Dans un jardin qu'on dirait éternel (Nichinichi Kore Kôjitsu)

"Dans un jardin qu'on dirait éternel" qui se déroule sur plus d'une trentaine d'années cite trois fois "La Strada" (1954) de Federico FELLINI, l'héroïne ayant à chaque fois une vision différente du film en fonction de son âge et de son expérience. Cette comparaison est intéressante parce que "La Strada" épouse une temporalité linéaire, celle du road movie alors que "Dans un jardin qu'on dirait éternel" évoque le temps cyclique, celui des rituels toujours recommencés dans lequel se trouve le secret du bonheur. Pourtant "La Strada" et "Dans un jardin qu'on dirait éternel" racontent deux itinéraires plus spirituels que temporels au bout desquels les personnages finissent par être "touchés par la grâce" et sortir de leur condition humaine pour accéder à une dimension supérieure.
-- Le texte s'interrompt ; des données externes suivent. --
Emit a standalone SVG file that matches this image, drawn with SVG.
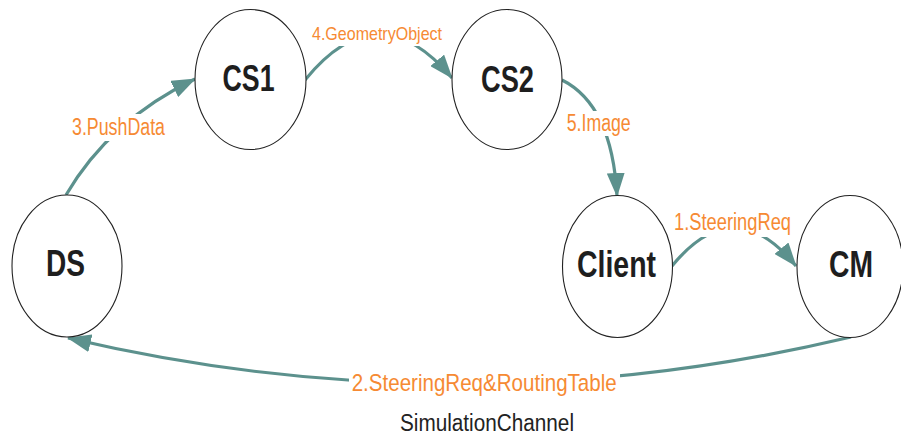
<svg xmlns="http://www.w3.org/2000/svg" width="901" height="442" viewBox="0 0 901 442">
  <style>
    .node ellipse { fill: #ffffff; stroke: #222222; stroke-width: 1.1; }
    .node text { font-family: "Liberation Sans", Arial, sans-serif; font-weight: bold; font-size: 37px; fill: #1e1e1e; text-anchor: middle; }
    .edge { fill: none; stroke: #5c918d; stroke-width: 3.2; marker-end: url(#arrow); }
    .lbl-bg { fill: #ffffff; }
    .lbl { font-family: "Liberation Sans", Arial, sans-serif; font-size: 23px; fill: #f68a33; }
    .caption { font-family: "Liberation Sans", Arial, sans-serif; font-size: 23.5px; fill: #222222; }
  </style>
  <defs>
    <marker id="arrow" markerUnits="userSpaceOnUse" viewBox="0 0 24 18" markerWidth="24" markerHeight="18" refX="23" refY="9" orient="auto">
      <path d="M0,0 L24,9 L0,18 z" fill="#5c918d"/>
    </marker>
  </defs>

  <rect width="901" height="442" fill="#ffffff"/>

  <!-- message flows between services -->
  <g id="connectors">
    <path class="edge" d="M 66,195 Q 110,120 195,79"/>
    <path class="edge" d="M 305,80 Q 378,-10 452,78"/>
    <path class="edge" d="M 562,80 Q 612,105 617,196"/>
    <path class="edge" d="M 672,266 Q 734,190 796,266"/>
    <path class="edge" d="M 851,337 Q 460,430 68,338"/>

    <rect class="lbl-bg" x="69" y="114" width="100" height="27"/>
    <text class="lbl" x="72" y="135" textLength="93" lengthAdjust="spacingAndGlyphs">3.PushData</text>

    <rect class="lbl-bg" x="309" y="22" width="137" height="24"/>
    <text class="lbl" x="312" y="39.7" style="font-size:19px" textLength="130" lengthAdjust="spacingAndGlyphs">4.GeometryObject</text>

    <rect class="lbl-bg" x="564" y="111" width="70" height="25"/>
    <text class="lbl" x="566.7" y="131" textLength="64" lengthAdjust="spacingAndGlyphs">5.Image</text>

    <rect class="lbl-bg" x="671" y="209" width="124" height="28"/>
    <text class="lbl" x="674" y="230" textLength="117" lengthAdjust="spacingAndGlyphs">1.SteeringReq</text>

    <rect class="lbl-bg" x="349" y="369" width="271" height="29"/>
    <text class="lbl" x="351.7" y="390.7" style="font-size:24.5px" textLength="265" lengthAdjust="spacingAndGlyphs">2.SteeringReq&amp;RoutingTable</text>
  </g>

  <g id="DS" class="node">
    <ellipse cx="67" cy="266" rx="55" ry="71"/>
    <text x="65.5" y="276" textLength="39" lengthAdjust="spacingAndGlyphs">DS</text>
  </g>

  <g id="CS1" class="node">
    <ellipse cx="250.5" cy="79.5" rx="55.5" ry="70"/>
    <text x="248.5" y="91" textLength="52" lengthAdjust="spacingAndGlyphs">CS1</text>
  </g>

  <g id="CS2" class="node">
    <ellipse cx="507" cy="79.5" rx="55" ry="70"/>
    <text x="507.5" y="92" textLength="53" lengthAdjust="spacingAndGlyphs">CS2</text>
  </g>

  <g id="Client" class="node">
    <ellipse cx="617.5" cy="266.5" rx="55" ry="71"/>
    <text x="616.5" y="277" textLength="79" lengthAdjust="spacingAndGlyphs">Client</text>
  </g>

  <g id="CM" class="node">
    <ellipse cx="850" cy="266.5" rx="53" ry="71"/>
    <text x="851" y="277" textLength="44" lengthAdjust="spacingAndGlyphs">CM</text>
  </g>

  <text class="caption" x="400" y="430.7" textLength="174" lengthAdjust="spacingAndGlyphs">SimulationChannel</text>
</svg>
Si "Dans un jardin qu'on dirait éternel" est loin d'atteindre la puissance du film de Federico FELLINI, il s'avère être d'une superbe délicatesse, une ode à la joie de goûter l'instant présent où tous les sens sont convoqués (le goût du thé et des pâtisseries, leur présentation raffinée qui est un régal pour les yeux, l'ouïe qui s'affûte au fur et à mesure que la maîtrise du rituel de la cérémonie du thé grandit ou encore la précision millimétrée de chaque geste) procédant à un élargissement des perceptions que nous avons du monde. "Dans un jardin qu'on dirait éternel" est une expérience cinématographique de méditation en pleine conscience. Dommage que l'arrière-plan narratif soit un peu faible, les héroïnes étant esquissées trop schématiquement ou trop allusivement pour susciter un véritable intérêt. La critique sous-jacente du patriarcat japonais est donc assez convenue et décevante. En revanche elles bénéficient d'une enseignante de premier ordre, le professeur Tadeka étant joué par la magnifique Kirin KIKI dont ce fût le dernier rôle avant son décès en 2018. Pour les cinéphiles français amoureux du Japon dont je fais partie, Kirin Kiki est indissociable de Hirokazu KORE-EDA, notamment de sa palme d'or "Une Affaire de famille" (2018) et de Naomi KAWASE dans "Les Délices de Tokyo" (2015) où elle interprète l'inoubliable Tokue, une philosophe culinaire assez proche de son rôle dans le film de Tatsushi OMORI.